● **Aim of the task**: Would you write out the listing verbatim and skip every picture in it?

● **Data shown**:
______________________________
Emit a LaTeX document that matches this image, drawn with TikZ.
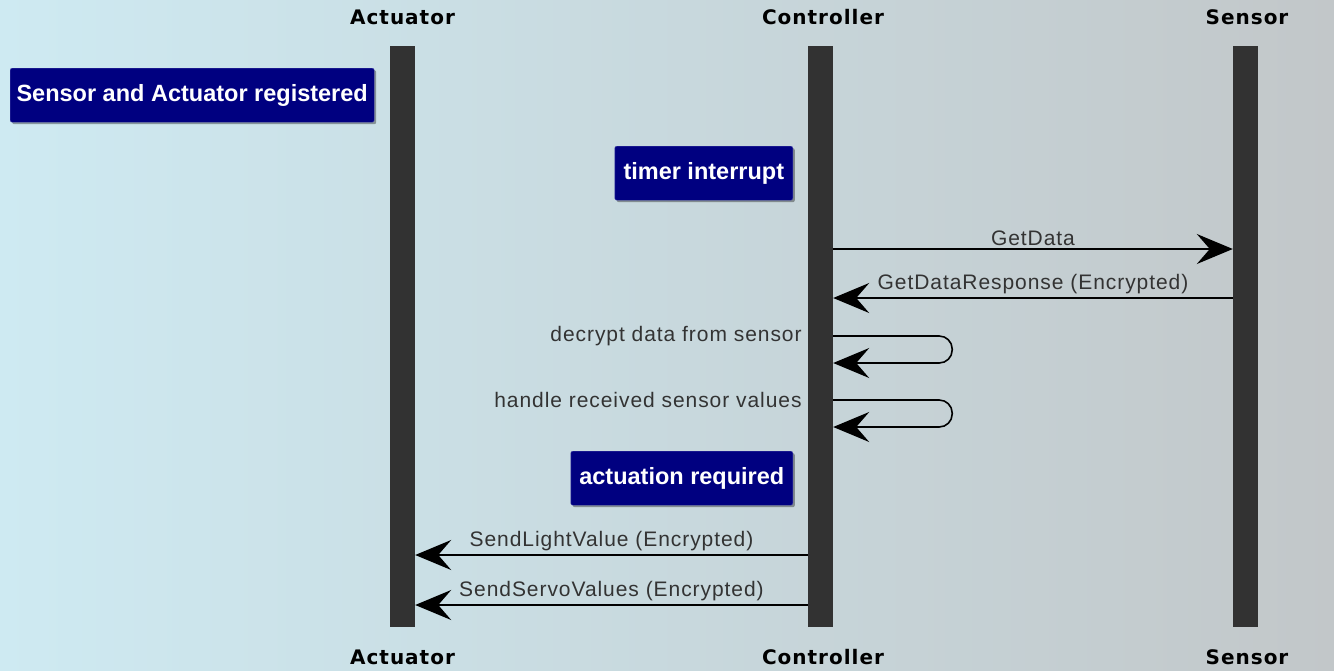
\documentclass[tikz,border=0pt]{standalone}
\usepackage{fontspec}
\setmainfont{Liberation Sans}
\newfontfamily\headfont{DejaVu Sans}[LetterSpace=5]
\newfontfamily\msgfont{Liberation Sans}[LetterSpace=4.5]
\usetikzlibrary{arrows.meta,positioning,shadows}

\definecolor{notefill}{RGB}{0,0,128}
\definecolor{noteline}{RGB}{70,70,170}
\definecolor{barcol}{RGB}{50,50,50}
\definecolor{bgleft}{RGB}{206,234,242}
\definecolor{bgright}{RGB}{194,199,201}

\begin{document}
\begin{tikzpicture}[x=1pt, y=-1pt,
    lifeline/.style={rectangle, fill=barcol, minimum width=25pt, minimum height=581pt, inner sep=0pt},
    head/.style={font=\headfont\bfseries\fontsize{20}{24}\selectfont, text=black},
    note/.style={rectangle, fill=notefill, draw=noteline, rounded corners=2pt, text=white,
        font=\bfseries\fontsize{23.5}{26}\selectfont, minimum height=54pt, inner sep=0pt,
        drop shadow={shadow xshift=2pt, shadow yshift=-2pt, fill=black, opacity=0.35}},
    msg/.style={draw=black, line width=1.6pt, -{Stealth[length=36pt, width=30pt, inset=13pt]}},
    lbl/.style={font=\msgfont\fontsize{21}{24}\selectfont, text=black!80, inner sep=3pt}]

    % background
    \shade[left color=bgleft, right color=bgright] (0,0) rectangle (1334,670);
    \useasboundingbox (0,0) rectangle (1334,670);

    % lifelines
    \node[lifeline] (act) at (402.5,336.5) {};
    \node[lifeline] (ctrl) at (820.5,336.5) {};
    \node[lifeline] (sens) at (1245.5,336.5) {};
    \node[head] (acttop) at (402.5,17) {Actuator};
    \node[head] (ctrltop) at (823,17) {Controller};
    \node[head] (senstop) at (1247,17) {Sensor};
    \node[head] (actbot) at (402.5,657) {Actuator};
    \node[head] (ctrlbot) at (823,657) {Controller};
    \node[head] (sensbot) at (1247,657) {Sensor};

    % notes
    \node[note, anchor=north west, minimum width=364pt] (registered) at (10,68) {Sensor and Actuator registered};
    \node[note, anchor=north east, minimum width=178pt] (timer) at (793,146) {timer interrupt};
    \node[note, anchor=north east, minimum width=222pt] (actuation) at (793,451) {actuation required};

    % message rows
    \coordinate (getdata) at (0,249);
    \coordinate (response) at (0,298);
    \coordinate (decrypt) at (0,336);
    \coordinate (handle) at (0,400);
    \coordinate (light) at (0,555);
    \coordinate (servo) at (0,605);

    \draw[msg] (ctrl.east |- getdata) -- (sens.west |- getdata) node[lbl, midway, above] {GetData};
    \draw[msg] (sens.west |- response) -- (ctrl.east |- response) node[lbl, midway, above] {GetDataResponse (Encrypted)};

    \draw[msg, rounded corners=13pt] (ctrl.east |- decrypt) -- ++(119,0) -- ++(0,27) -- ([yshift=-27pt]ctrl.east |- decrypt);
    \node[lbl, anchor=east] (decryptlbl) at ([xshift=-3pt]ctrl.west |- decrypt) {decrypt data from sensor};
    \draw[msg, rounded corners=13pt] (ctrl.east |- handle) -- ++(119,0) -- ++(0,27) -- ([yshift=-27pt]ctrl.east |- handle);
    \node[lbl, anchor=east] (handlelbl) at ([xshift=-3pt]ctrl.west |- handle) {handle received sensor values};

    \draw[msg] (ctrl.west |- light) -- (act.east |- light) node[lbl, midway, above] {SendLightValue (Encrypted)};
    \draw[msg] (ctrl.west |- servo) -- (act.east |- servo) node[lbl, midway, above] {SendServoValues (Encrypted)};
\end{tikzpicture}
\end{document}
______________________________
● **Response below**:
Emit a LaTeX document that matches this image, drawn with TikZ.
\documentclass[tikz,border=0pt]{standalone}
\usepackage{fontspec}
\setmainfont{Liberation Sans}
\newfontfamily\headfont{DejaVu Sans}[LetterSpace=5]
\newfontfamily\msgfont{Liberation Sans}[LetterSpace=4.5]
\usetikzlibrary{arrows.meta,positioning,shadows}

\definecolor{notefill}{RGB}{0,0,128}
\definecolor{noteline}{RGB}{70,70,170}
\definecolor{barcol}{RGB}{50,50,50}
\definecolor{bgleft}{RGB}{206,234,242}
\definecolor{bgright}{RGB}{194,199,201}

\begin{document}
\begin{tikzpicture}[x=1pt, y=-1pt,
    lifeline/.style={rectangle, fill=barcol, minimum width=25pt, minimum height=581pt, inner sep=0pt},
    head/.style={font=\headfont\bfseries\fontsize{20}{24}\selectfont, text=black},
    note/.style={rectangle, fill=notefill, draw=noteline, rounded corners=2pt, text=white,
        font=\bfseries\fontsize{23.5}{26}\selectfont, minimum height=54pt, inner sep=0pt,
        drop shadow={shadow xshift=2pt, shadow yshift=-2pt, fill=black, opacity=0.35}},
    msg/.style={draw=black, line width=1.6pt, -{Stealth[length=36pt, width=30pt, inset=13pt]}},
    lbl/.style={font=\msgfont\fontsize{21}{24}\selectfont, text=black!80, inner sep=3pt}]

    % background
    \shade[left color=bgleft, right color=bgright] (0,0) rectangle (1334,670);
    \useasboundingbox (0,0) rectangle (1334,670);

    % lifelines
    \node[lifeline] (act) at (402.5,336.5) {};
    \node[lifeline] (ctrl) at (820.5,336.5) {};
    \node[lifeline] (sens) at (1245.5,336.5) {};
    \node[head] (acttop) at (402.5,17) {Actuator};
    \node[head] (ctrltop) at (823,17) {Controller};
    \node[head] (senstop) at (1247,17) {Sensor};
    \node[head] (actbot) at (402.5,657) {Actuator};
    \node[head] (ctrlbot) at (823,657) {Controller};
    \node[head] (sensbot) at (1247,657) {Sensor};

    % notes
    \node[note, anchor=north west, minimum width=364pt] (registered) at (10,68) {Sensor and Actuator registered};
    \node[note, anchor=north east, minimum width=178pt] (timer) at (793,146) {timer interrupt};
    \node[note, anchor=north east, minimum width=222pt] (actuation) at (793,451) {actuation required};

    % message rows
    \coordinate (getdata) at (0,249);
    \coordinate (response) at (0,298);
    \coordinate (decrypt) at (0,336);
    \coordinate (handle) at (0,400);
    \coordinate (light) at (0,555);
    \coordinate (servo) at (0,605);

    \draw[msg] (ctrl.east |- getdata) -- (sens.west |- getdata) node[lbl, midway, above] {GetData};
    \draw[msg] (sens.west |- response) -- (ctrl.east |- response) node[lbl, midway, above] {GetDataResponse (Encrypted)};

    \draw[msg, rounded corners=13pt] (ctrl.east |- decrypt) -- ++(119,0) -- ++(0,27) -- ([yshift=-27pt]ctrl.east |- decrypt);
    \node[lbl, anchor=east] (decryptlbl) at ([xshift=-3pt]ctrl.west |- decrypt) {decrypt data from sensor};
    \draw[msg, rounded corners=13pt] (ctrl.east |- handle) -- ++(119,0) -- ++(0,27) -- ([yshift=-27pt]ctrl.east |- handle);
    \node[lbl, anchor=east] (handlelbl) at ([xshift=-3pt]ctrl.west |- handle) {handle received sensor values};

    \draw[msg] (ctrl.west |- light) -- (act.east |- light) node[lbl, midway, above] {SendLightValue (Encrypted)};
    \draw[msg] (ctrl.west |- servo) -- (act.east |- servo) node[lbl, midway, above] {SendServoValues (Encrypted)};
\end{tikzpicture}
\end{document}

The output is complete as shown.